Carlos Mendez co-owns Au Courant a popular European-influenced restaurant in the Benson neighborhood. Before that, he ran two eateries that specialized in Spanish cuisine. But for his latest venture, the Omaha restaurateur went back to his roots and opened a Latin American spot that serves many of the dishes he grew up eating in Venezuela.
Mendez and business partner Rognny Diaz, also from Venezuela, opened The Hunger Block in May 2018 in Rockbrook Village. It’s housed in the space formerly occupied by Little España, which Mendez operated from 2014 to 2018. The Hunger Block offers an interesting, diverse, and, for the most part, tasty lineup of Venezuelan favorites, as well as food from other South American countries, including Colombia, Argentina, and Peru.
The menu includes appetizers, salads, and main courses, plus classic Venezuelan street fare commonly found in bustling food-filled areas called “la calle del hambre,” which translates to “the hunger street.”

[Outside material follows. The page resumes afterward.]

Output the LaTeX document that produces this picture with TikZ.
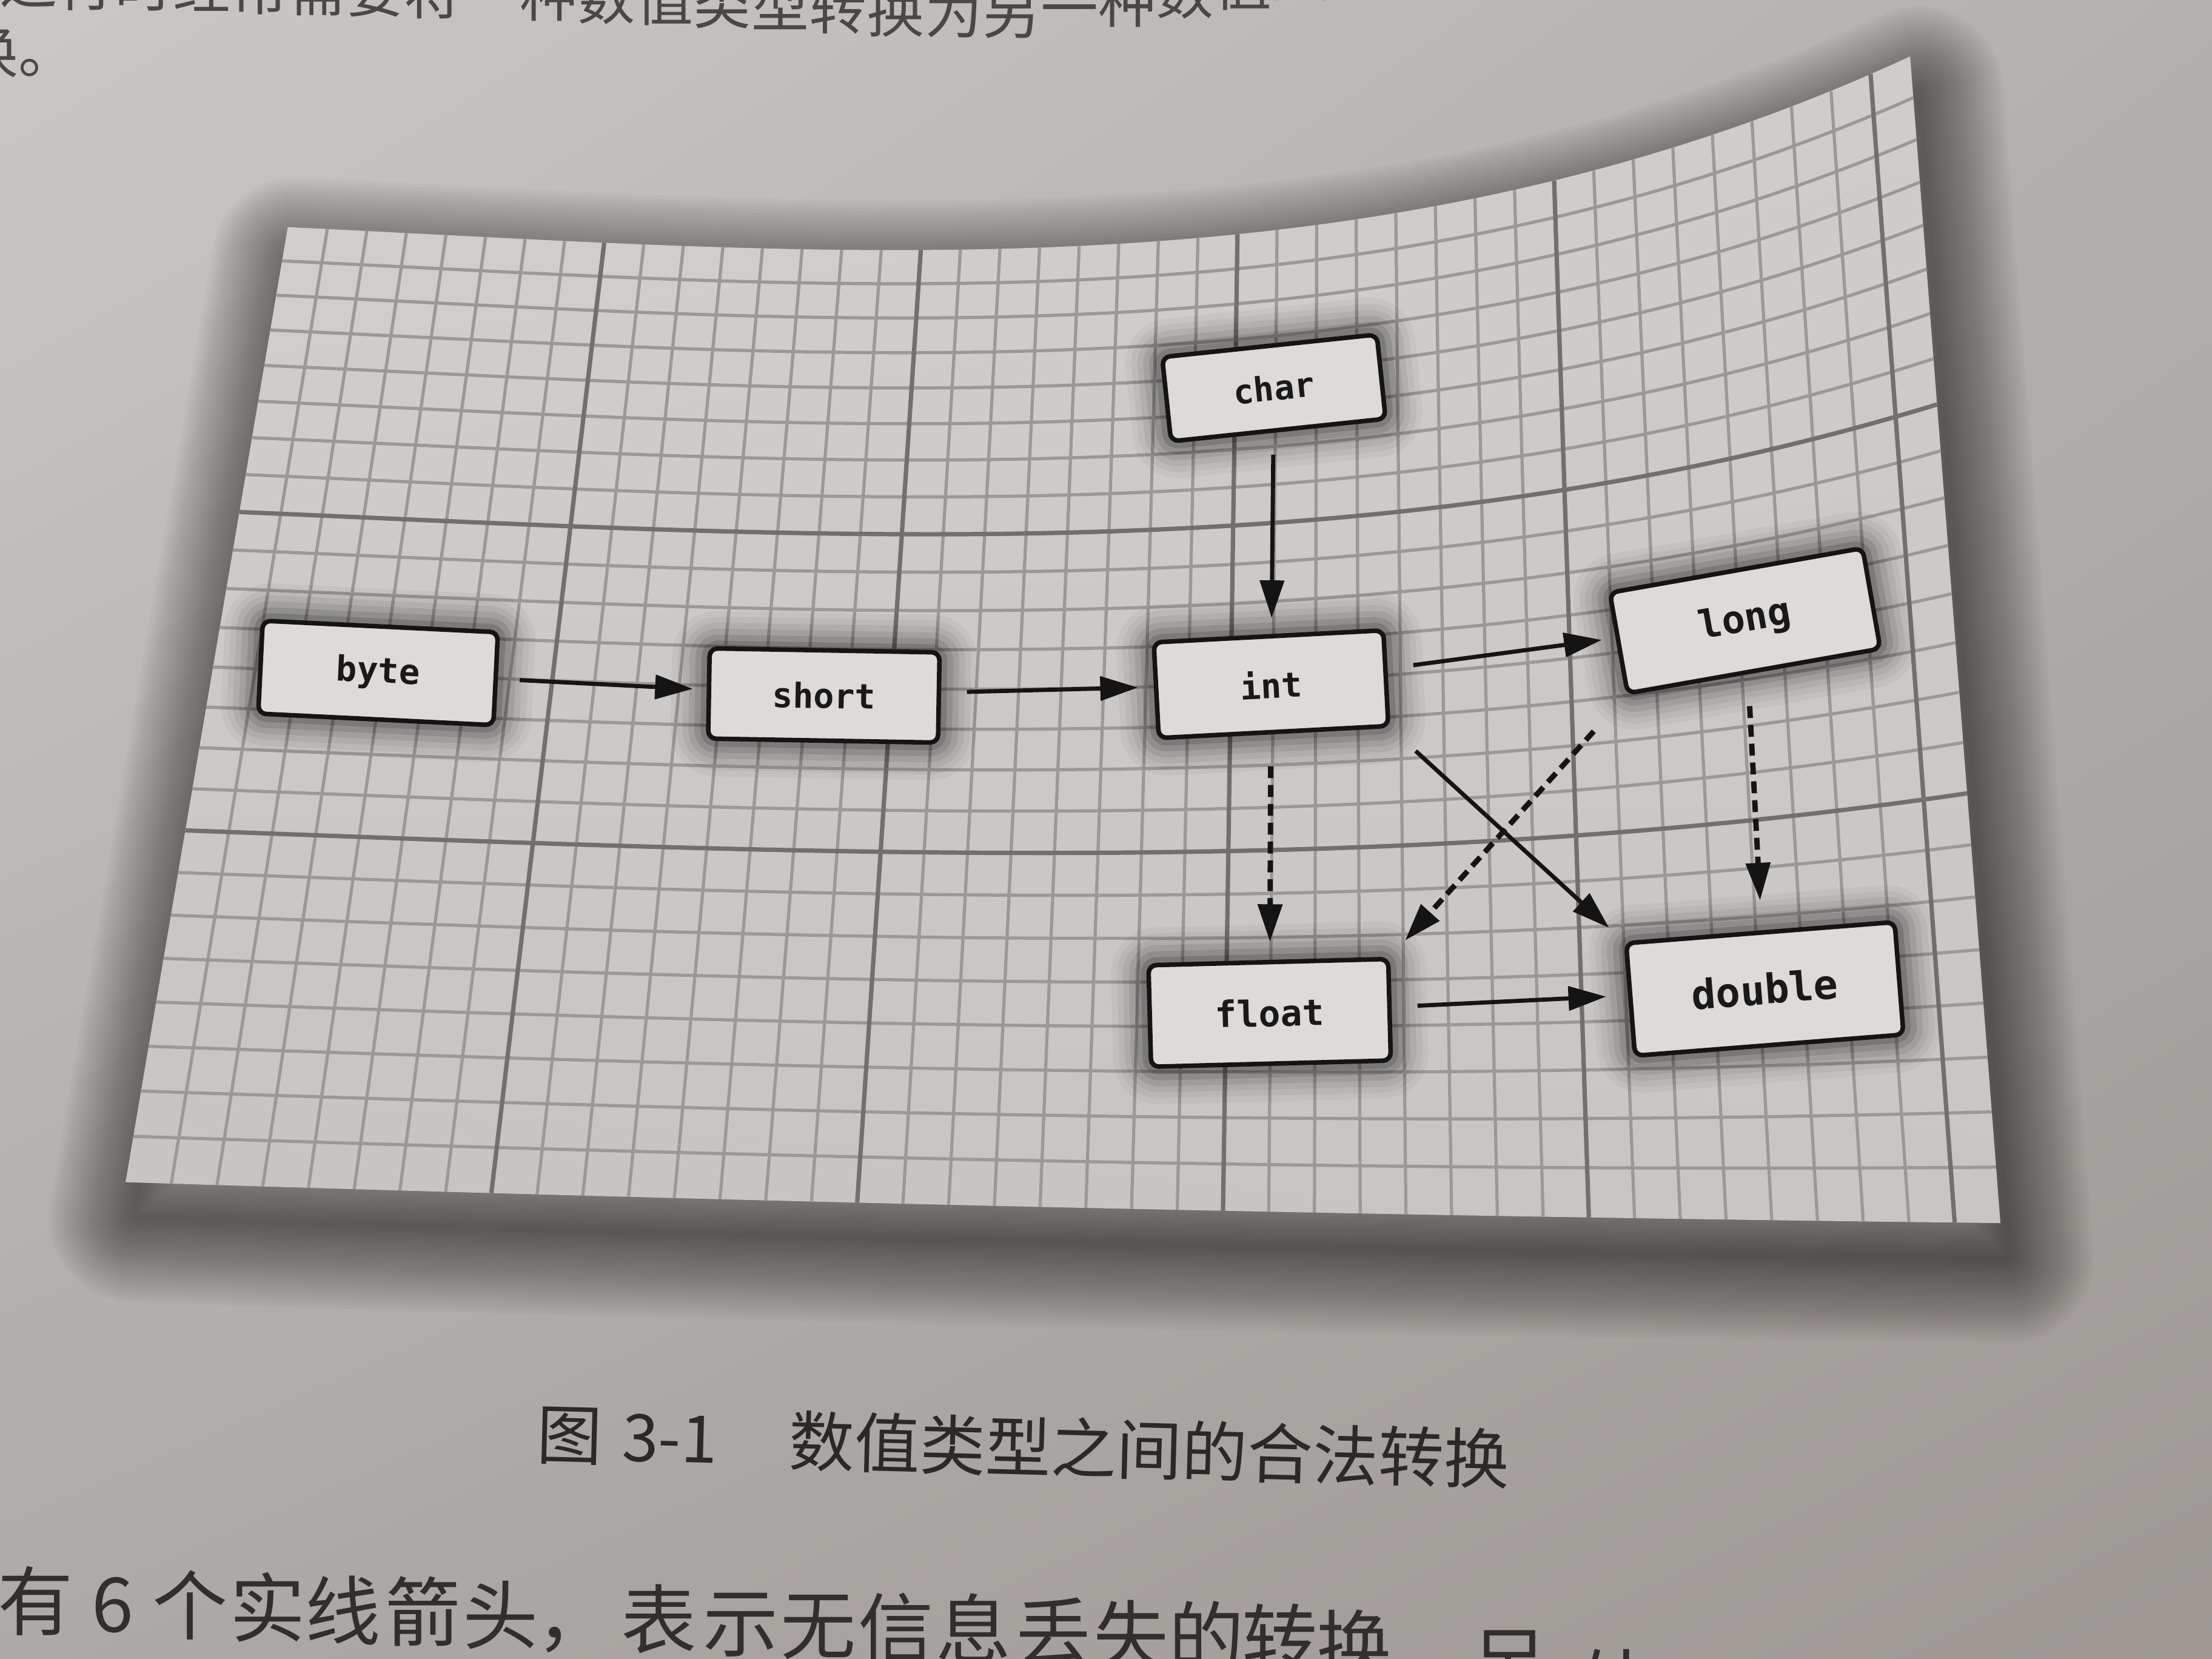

Arepas—grilled or fried flatbread made from corn flour—are enjoyed day and night in Venezuela, Colombia, and other Central and South American countries. They can be eaten plain, but they’re often split in half and filled with meat, cheese, vegetables, and other ingredients. The Hunger Block serves arepas stuffed with shredded beef, chicken, beans, cheese, and more. A vegan version boasts avocado, black beans, sweet plantains, and slaw.
My dining partner and I tried mini arepas, or arepitas, listed under the appetizer section. The simple yet palate-pleasing dish features five small discs of deep-fried arepas, crispy and golden on the outside and soft inside. The arepitas are accompanied by a wedge of queso fresco, sliced avocado, and Salvadoran crema (similar to sour cream). Other shareable appetizers include nachos, tequeños (fried cheese sticks), and Peruvian-inspired ceviche (citrus-marinated raw fish).
The street food section of the menu includes tacos, patacon (a sandwich that uses fried green plantains instead of bread), burgers, and empanadas. Many cultures have their own variations on the empanada, a hand pie plump with sweet or savory fillings.
The restaurant’s chicken empanada features a shredded chicken filling tucked inside a flaky pastry pocket in the traditional half-moon shape. The pastry was crisp and golden, but the chicken needed more seasoning and was a bit dry. Two aromatic house-made condiments—a white garlicky sauce and a zesty avocado-and-cilantro sauce—enhanced the flavor of every bite.
Pabellon criollo is a traditional Venezuelan dish of shredded beef, black beans, rice, and fried sweet plantains. The entree is among the restaurant’s most popular. Although nicely seasoned, the beef was on the tough side, and the texture of the plain rice was more firm than fluffy. Slightly sweet, caramelized, and tender plantains—similar to a banana but bigger and starchier—were my favorite part of the dish.
Forget counting calories here. Portions are big, and most dishes are starchy and filling. But there are options for health-conscious diners and those who prefer vegetarian, vegan, or low-carb meals. Gluten-free offerings are available, too. Arepas, for instance, are made from corn and thus naturally gluten-free.
Those who order the bandeja paisa should come hungry: it is a hefty platter of red beans, rice, ground beef, smoky sausage, sweet plantains, fried pork belly, avocado, an arepa, and a fried egg. A popular meal in Colombia, it’s a belly-busting dish that may put a person in a food coma.
Many menu items pair well with a glass of fruity, refreshing sangria, made with red or white wine. Other cocktails include Peruvian pisco sour, margaritas, and mojitos. The dining room is bright and cheerful, with low- and high-top tables, wood finishes, brick accents, and fun touches such as colorful wall murals. Service the night we visited was friendly and attentive, and food arrived fast. Appetizers run from $3 to $14, arepas are $8, and entrees are in the $15 range.
We didn’t have room for dessert, but diners who do can tackle massive chocolate and vanilla milkshakes big enough for three or four people. The restaurant has gained a following for the towering, totally Instagram-worthy treats, which are topped with everything from doughnuts and ice cream sandwiches to cookies and cake, plus a mountain of whipped cream, Nutella, and sprinkles.
The Hunger Block’s casual, laid-back atmosphere is enjoyable and, for the most part, the food is too. Although some dishes could be tweaked, the restaurant excels in showcasing the rich flavors of Latin cuisine and adds to the diversity of Omaha’s dining scene.